Tal vez sea hora de que la ciudadanía ilustrada y progresista contraataque ante esta avalancha oscurantista de mentiras e insultos y recupere la calle y la palabra para defender las conquistas sociales que tanto esfuerzo cívico nos han exigido. Por ejemplo, publicando nuestras propias esquelas, rogando una oración por todos esos niños víctimas de pederastia eclesiástica, de la que tantos miles de casos han sido denunciados en Estados Unidos, en Irlanda, en México… o en nuestro propio país. O difundiendo las investigaciones recientemente publicadas sobre la complicidad de la Iglesia Católica española en el secuestro de miles de niños y niñas recién nacidos durante la posguerra civil, práctica criminal por la que la jerarquía eclesiástica tampoco ha pedido perdón a los españoles. O denunciando allá donde sea posible -en las calles y plazas, en los medios de comunicación, en los tribunales si procede- declaraciones monstruosas y denigrantes como las muy recientes del obispo de Granada (haciendo apología de la violencia sexual contra las mujeres) o el obispo de San Sebastián (despreciando y manipulando políticamente el sufrimiento del pueblo haitiano), entre otras.

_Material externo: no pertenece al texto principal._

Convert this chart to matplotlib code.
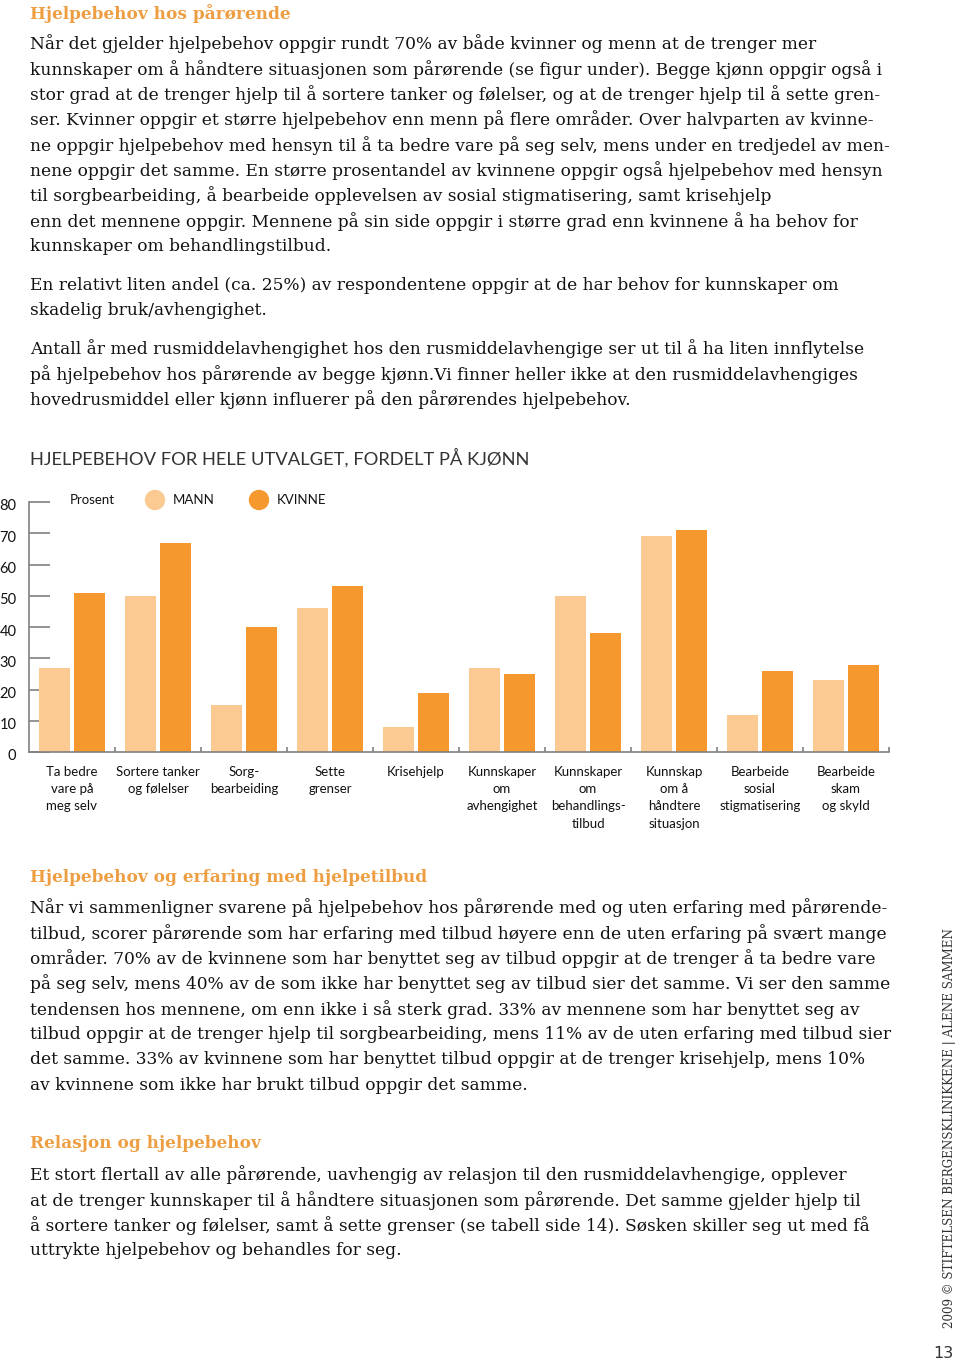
import numpy as np
import matplotlib
matplotlib.use("Agg")
import matplotlib.pyplot as plt
from matplotlib.patches import Ellipse
from matplotlib.transforms import ScaledTranslation

W, H = 960, 1363

# chart data (prosent)
categories = ["Ta bedre\nvare på\nmeg selv", "Sortere tanker\nog følelser", "Sorg-\nbearbeiding",
              "Sette\ngrenser", "Krisehjelp", "Kunnskaper\nom\navhengighet",
              "Kunnskaper\nom\nbehandlings-\ntilbud", "Kunnskap\nom å\nhåndtere\nsituasjon",
              "Bearbeide\nsosial\nstigmatisering", "Bearbeide\nskam\nog skyld"]
mann = [27, 50, 15, 46, 8, 27, 50, 69, 12, 23]
kvinne = [51, 67, 40, 53, 19, 25, 38, 71, 26, 28]
y_ticks = [0, 10, 20, 30, 40, 50, 60, 70, 80]

chart_title = "HJELPEBEHOV FOR HELE UTVALGET, FORDELT PÅ KJØNN"

heading1 = "Hjelpebehov hos pårørende"
para1 = ["Når det gjelder hjelpebehov oppgir rundt 70% av både kvinner og menn at de trenger mer",
         "kunnskaper om å håndtere situasjonen som pårørende (se figur under). Begge kjønn oppgir også i",
         "stor grad at de trenger hjelp til å sortere tanker og følelser, og at de trenger hjelp til å sette gren-",
         "ser. Kvinner oppgir et større hjelpebehov enn menn på flere områder. Over halvparten av kvinne-",
         "ne oppgir hjelpebehov med hensyn til å ta bedre vare på seg selv, mens under en tredjedel av men-",
         "nene oppgir det samme. En større prosentandel av kvinnene oppgir også hjelpebehov med hensyn",
         "til sorgbearbeiding, å bearbeide opplevelsen av sosial stigmatisering, samt krisehjelp",
         "enn det mennene oppgir. Mennene på sin side oppgir i større grad enn kvinnene å ha behov for",
         "kunnskaper om behandlingstilbud."]
para2 = ["En relativt liten andel (ca. 25%) av respondentene oppgir at de har behov for kunnskaper om",
         "skadelig bruk/avhengighet."]
para3 = ["Antall år med rusmiddelavhengighet hos den rusmiddelavhengige ser ut til å ha liten innflytelse",
         "på hjelpebehov hos pårørende av begge kjønn.Vi finner heller ikke at den rusmiddelavhengiges",
         "hovedrusmiddel eller kjønn influerer på den pårørendes hjelpebehov."]
heading2 = "Hjelpebehov og erfaring med hjelpetilbud"
para4 = ["Når vi sammenligner svarene på hjelpebehov hos pårørende med og uten erfaring med pårørende-",
         "tilbud, scorer pårørende som har erfaring med tilbud høyere enn de uten erfaring på svært mange",
         "områder. 70% av de kvinnene som har benyttet seg av tilbud oppgir at de trenger å ta bedre vare",
         "på seg selv, mens 40% av de som ikke har benyttet seg av tilbud sier det samme. Vi ser den samme",
         "tendensen hos mennene, om enn ikke i så sterk grad. 33% av mennene som har benyttet seg av",
         "tilbud oppgir at de trenger hjelp til sorgbearbeiding, mens 11% av de uten erfaring med tilbud sier",
         "det samme. 33% av kvinnene som har benyttet tilbud oppgir at de trenger krisehjelp, mens 10%",
         "av kvinnene som ikke har brukt tilbud oppgir det samme."]
heading3 = "Relasjon og hjelpebehov"
para5 = ["Et stort flertall av alle pårørende, uavhengig av relasjon til den rusmiddelavhengige, opplever",
         "at de trenger kunnskaper til å håndtere situasjonen som pårørende. Det samme gjelder hjelp til",
         "å sortere tanker og følelser, samt å sette grenser (se tabell side 14). Søsken skiller seg ut med få",
         "uttrykte hjelpebehov og behandles for seg."]

LIGHT = "#FBCA93"
DARK = "#F5982D"
HEAD = "#EE9E42"
TXT = "#141112"
AX = "#808080"

fig = plt.figure(figsize=(W / 100, H / 100), dpi=100)


def fx(x):
    return x / W


def fy(y):
    return 1 - y / H


def body(lines, y0, step=25.3):
    for i, s in enumerate(lines):
        fig.text(fx(30), fy(y0 + i * step), s, family="DejaVu Serif", fontsize=12.25,
                 color=TXT, va="center", ha="left")


def heading(s, y):
    fig.text(fx(30), fy(y), s, family="DejaVu Serif", fontsize=12.2, weight="bold",
             color=HEAD, va="center", ha="left")


heading(heading1, 14)
body(para1, 44)
body(para2, 285)
body(para3, 349)
heading(heading2, 877)
body(para4, 908)
heading(heading3, 1144)
body(para5, 1175)

fig.text(fx(30), fy(458), chart_title, family="Lato", fontsize=13.25, color="#333333",
         va="center", ha="left")

# chart
ax = fig.add_axes([fx(29), fy(752), fx(860), 250 / H])
x = np.arange(len(categories)) + 0.5
bw = 0.36
ax.bar(x - 0.198, mann, bw, color=LIGHT, zorder=2)
ax.bar(x + 0.198, kvinne, bw, color=DARK, zorder=2)
ax.set_xlim(0, 10)
ax.set_ylim(0, 80)
for s in ["top", "right"]:
    ax.spines[s].set_visible(False)
for s in ["left", "bottom"]:
    ax.spines[s].set_color(AX)
    ax.spines[s].set_linewidth(1.2)
    ax.spines[s].set_zorder(3)

ax.set_yticks(y_ticks)
ax.set_yticklabels([str(v) for v in y_ticks], family="Lato", fontsize=10.5, color=TXT)
ax.tick_params(axis="y", direction="in", length=15, width=1.2, color=AX, pad=9)
shift = ScaledTranslation(0, -3 / 100, fig.dpi_scale_trans)
for t in ax.get_yticklabels():
    t.set_transform(t.get_transform() + shift)

ax.set_xticks(x)
ax.set_xticklabels(categories, family="Lato", fontsize=9.5, color=TXT, linespacing=1.53)
ax.set_xticks(np.arange(1, 11), minor=True)
ax.tick_params(axis="x", which="major", length=0, pad=10)
ax.tick_params(axis="x", which="minor", direction="in", length=3.5, width=1.2, color=AX)

# legend
fig.text(fx(70), fy(500), "Prosent", family="Lato", fontsize=9.5, color=TXT, va="center")
for cx, lab, col in [(155, "MANN", LIGHT), (259, "KVINNE", DARK)]:
    fig.add_artist(Ellipse((fx(cx), fy(500)), 19 / W, 19 / H, transform=fig.transFigure,
                           color=col))
    fig.text(fx(cx + 18), fy(500), lab, family="Lato", fontsize=9.5, color=TXT, va="center")

# side text
fig.text(fx(950), fy(1128), "2009 © STIFTELSEN BERGENSKLINIKKENE | ALENE SAMMEN",
         family="DejaVu Serif", fontsize=8.6, color="#333333", rotation=90,
         va="center", ha="center")
fig.text(fx(943), fy(1353), "13", family="DejaVu Sans", fontsize=11.5, color="#333333",
         va="center", ha="center")

fig.savefig("out.png", dpi=100)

Y, por supuesto, haciendo uso, como adultos ya pensantes, ilustrados y demócratas, de nuestro derecho a la apostasía (esto es, la rescisión de nuestro contrato de bautismo y consiguiente separación de la disciplina de la Iglesia Católica, a la que sin nuestro consentimiento, y en pleno franquismo, todos los españoles éramos sometidos al nacer). Un derecho este el de la apostasía que todo ciudadano mayor de edad tiene la posibilidad de ejercer, y que la jerarquía eclesiástica tiene, mal que le pese, la obligación legal de facilitarnos.